Category: Mathematical Proofs

Posted on

202303270928 Problem 1.1.1

Let F_1, F_2, F_3, … be the Fibonacci sequence. Prove that

F_{n+1}F_{n+2}-F_{n}F_{n+3}=(-1)^n

for all positive integers n.

Extracted from A. P. Hillman. (1999). Abstract Algebra A First Undergraduate Course.

Roughwork.

Let P(n) be the statement to prove. When n=1,

P(1):\quad F_{2}F_{3}-F_{1}F_{4}\stackrel{\textrm{?}}{=}-1

is to check.

\begin{aligned} F_1 & = 1\\ F_2 & = 1\\ F_3 & = 2\\ F_4 & = 3\\ \dots & \dots \\ F_{n} & = F_{n-1} + F_{n-2}\quad\textrm{for integers }n\geqslant 3 \\ \end{aligned}

First, P(1) is true.

Next, be P(n) true.

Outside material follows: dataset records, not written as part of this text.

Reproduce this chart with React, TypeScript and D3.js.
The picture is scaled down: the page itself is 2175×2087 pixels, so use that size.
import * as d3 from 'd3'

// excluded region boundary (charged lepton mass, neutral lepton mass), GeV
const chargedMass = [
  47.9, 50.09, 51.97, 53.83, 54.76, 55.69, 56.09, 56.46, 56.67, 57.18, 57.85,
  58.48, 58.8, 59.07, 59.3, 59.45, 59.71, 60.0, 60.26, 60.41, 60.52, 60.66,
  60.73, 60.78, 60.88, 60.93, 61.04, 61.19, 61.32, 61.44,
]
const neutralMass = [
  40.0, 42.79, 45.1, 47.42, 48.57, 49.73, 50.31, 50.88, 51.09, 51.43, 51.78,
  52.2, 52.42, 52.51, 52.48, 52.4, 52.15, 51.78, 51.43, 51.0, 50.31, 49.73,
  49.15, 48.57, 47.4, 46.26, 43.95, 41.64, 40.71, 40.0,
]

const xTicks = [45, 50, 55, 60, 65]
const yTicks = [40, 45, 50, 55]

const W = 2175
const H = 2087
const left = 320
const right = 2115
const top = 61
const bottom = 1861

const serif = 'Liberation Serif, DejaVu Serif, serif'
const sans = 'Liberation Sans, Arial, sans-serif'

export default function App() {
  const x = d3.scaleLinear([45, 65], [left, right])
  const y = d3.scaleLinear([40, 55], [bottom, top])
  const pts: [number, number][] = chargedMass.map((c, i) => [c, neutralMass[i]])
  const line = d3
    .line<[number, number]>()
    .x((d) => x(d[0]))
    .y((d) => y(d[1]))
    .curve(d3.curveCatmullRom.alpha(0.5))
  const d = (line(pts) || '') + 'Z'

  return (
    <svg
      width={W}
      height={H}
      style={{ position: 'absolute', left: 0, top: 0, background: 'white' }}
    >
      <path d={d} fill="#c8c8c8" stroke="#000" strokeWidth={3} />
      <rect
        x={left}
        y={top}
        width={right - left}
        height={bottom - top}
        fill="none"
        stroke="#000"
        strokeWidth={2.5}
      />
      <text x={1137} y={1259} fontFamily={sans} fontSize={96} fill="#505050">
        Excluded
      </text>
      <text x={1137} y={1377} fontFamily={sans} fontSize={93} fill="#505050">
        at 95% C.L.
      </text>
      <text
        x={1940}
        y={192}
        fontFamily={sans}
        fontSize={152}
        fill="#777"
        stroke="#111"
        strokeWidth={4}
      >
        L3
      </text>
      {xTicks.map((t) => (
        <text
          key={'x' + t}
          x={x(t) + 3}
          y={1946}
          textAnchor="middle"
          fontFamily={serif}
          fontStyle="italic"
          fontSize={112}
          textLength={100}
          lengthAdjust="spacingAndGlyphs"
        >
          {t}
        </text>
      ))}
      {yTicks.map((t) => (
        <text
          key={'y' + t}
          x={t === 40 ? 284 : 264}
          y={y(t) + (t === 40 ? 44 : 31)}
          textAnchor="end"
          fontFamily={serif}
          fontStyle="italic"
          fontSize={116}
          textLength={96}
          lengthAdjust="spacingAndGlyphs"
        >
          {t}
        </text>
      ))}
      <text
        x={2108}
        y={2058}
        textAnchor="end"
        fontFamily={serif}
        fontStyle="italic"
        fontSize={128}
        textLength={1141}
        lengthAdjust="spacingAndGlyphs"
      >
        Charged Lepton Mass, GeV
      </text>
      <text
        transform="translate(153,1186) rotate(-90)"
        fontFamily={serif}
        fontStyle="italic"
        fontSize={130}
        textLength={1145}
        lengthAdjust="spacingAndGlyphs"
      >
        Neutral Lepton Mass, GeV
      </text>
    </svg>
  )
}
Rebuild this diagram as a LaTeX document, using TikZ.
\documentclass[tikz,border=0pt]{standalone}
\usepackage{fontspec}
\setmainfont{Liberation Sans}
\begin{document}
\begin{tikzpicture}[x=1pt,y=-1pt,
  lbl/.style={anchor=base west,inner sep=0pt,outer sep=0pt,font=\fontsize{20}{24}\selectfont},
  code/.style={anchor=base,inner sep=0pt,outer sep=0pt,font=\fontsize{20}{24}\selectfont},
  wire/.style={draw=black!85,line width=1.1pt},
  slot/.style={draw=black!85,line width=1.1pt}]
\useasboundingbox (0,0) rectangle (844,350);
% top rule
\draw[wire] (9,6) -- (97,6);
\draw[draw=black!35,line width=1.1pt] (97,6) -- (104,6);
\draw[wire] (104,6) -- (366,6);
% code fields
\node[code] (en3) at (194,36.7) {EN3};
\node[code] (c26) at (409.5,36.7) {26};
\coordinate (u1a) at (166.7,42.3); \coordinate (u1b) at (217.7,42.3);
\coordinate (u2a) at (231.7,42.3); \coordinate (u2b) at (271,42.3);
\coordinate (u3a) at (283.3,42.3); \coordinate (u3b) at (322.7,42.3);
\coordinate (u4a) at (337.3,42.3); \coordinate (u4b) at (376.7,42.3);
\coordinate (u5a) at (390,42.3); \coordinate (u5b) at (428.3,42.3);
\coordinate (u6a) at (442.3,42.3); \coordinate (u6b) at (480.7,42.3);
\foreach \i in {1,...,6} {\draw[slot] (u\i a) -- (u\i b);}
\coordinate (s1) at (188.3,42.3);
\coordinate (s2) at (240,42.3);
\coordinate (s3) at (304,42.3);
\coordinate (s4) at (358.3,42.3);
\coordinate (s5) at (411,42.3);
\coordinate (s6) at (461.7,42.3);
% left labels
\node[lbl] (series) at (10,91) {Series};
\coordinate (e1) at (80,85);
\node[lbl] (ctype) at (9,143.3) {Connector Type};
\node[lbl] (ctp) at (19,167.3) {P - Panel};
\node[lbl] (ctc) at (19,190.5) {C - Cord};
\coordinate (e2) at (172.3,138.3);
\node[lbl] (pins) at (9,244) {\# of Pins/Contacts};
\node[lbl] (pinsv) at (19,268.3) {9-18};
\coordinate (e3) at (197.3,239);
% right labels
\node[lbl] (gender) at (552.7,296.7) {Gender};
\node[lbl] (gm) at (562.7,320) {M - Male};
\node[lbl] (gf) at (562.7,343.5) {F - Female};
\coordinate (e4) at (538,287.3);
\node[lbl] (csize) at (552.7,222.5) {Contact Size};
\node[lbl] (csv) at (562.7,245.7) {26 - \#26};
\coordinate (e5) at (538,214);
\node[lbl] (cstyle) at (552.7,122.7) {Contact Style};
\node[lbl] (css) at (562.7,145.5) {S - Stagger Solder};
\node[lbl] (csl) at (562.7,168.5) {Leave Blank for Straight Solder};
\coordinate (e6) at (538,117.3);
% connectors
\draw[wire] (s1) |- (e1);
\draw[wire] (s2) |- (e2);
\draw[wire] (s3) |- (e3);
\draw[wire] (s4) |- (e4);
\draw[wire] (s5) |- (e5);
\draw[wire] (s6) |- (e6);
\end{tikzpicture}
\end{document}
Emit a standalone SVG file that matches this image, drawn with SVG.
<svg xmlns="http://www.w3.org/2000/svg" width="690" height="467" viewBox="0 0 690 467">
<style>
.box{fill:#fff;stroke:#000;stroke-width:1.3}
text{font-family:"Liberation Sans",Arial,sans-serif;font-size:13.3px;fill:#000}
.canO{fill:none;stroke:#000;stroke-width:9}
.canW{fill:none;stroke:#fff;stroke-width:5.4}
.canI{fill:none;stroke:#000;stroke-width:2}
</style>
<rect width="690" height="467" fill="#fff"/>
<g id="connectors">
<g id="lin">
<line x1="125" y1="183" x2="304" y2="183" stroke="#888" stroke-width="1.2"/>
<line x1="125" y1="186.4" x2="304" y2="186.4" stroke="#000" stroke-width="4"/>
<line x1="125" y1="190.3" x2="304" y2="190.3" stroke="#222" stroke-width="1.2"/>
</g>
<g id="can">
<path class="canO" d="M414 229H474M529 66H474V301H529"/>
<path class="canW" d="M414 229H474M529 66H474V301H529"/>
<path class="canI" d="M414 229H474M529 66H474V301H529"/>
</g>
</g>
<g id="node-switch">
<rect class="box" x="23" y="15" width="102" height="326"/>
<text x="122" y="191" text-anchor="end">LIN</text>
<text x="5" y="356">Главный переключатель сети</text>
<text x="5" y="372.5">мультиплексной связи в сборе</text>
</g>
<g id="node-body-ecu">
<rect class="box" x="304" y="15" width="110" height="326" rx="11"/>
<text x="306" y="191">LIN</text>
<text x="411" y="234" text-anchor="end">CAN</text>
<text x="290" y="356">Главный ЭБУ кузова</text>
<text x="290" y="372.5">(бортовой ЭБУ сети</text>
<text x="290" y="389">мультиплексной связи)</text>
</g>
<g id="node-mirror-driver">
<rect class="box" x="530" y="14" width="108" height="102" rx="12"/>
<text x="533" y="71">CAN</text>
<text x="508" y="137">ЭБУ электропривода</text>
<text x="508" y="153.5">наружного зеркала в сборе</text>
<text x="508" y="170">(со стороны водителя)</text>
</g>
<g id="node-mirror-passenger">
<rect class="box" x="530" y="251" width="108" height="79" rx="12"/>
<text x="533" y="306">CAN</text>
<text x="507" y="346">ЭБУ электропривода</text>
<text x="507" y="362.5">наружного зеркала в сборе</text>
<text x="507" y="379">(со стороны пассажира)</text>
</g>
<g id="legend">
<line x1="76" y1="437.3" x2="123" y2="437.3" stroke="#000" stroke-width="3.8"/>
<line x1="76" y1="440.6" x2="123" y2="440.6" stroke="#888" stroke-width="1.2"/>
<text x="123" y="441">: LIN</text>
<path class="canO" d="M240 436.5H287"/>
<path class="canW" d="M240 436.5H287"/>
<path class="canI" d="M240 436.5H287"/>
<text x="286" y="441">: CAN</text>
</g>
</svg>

WTS P(n+1) true whenever P(n) true:

\begin{aligned} P(n+1): & \quad F_{(n+1)+1}F_{(n+1)+2}-F_{n+1}F_{(n+1)+3}\stackrel{\textrm{?}}{=}(-1)^{n+1} \\ \textrm{LHS} & = F_{n+2}F_{n+3}-F_{n+1}F_{n+4} \\ & = (F_{n+1}+F_n)F_{n+3}-F_{n+1}(F_{n+3}+F_{n+2})\\ & = F_{n}F_{n+3}-F_{n+1}F_{n+2} \\ & = -(F_{n+1}F_{n+2}-F_{n}F_{n+3}) \\ & \stackrel{.}{=} -((-1)^n) \\ & = (-1)^{n+1} \\ & = \textrm{RHS} \\ \end{aligned}

Lastly, as P(1) true and P(n)\Rightarrow P(n+1), by principle of mathematical induction, the statement is proven for all n\in\mathbb{Z}^+.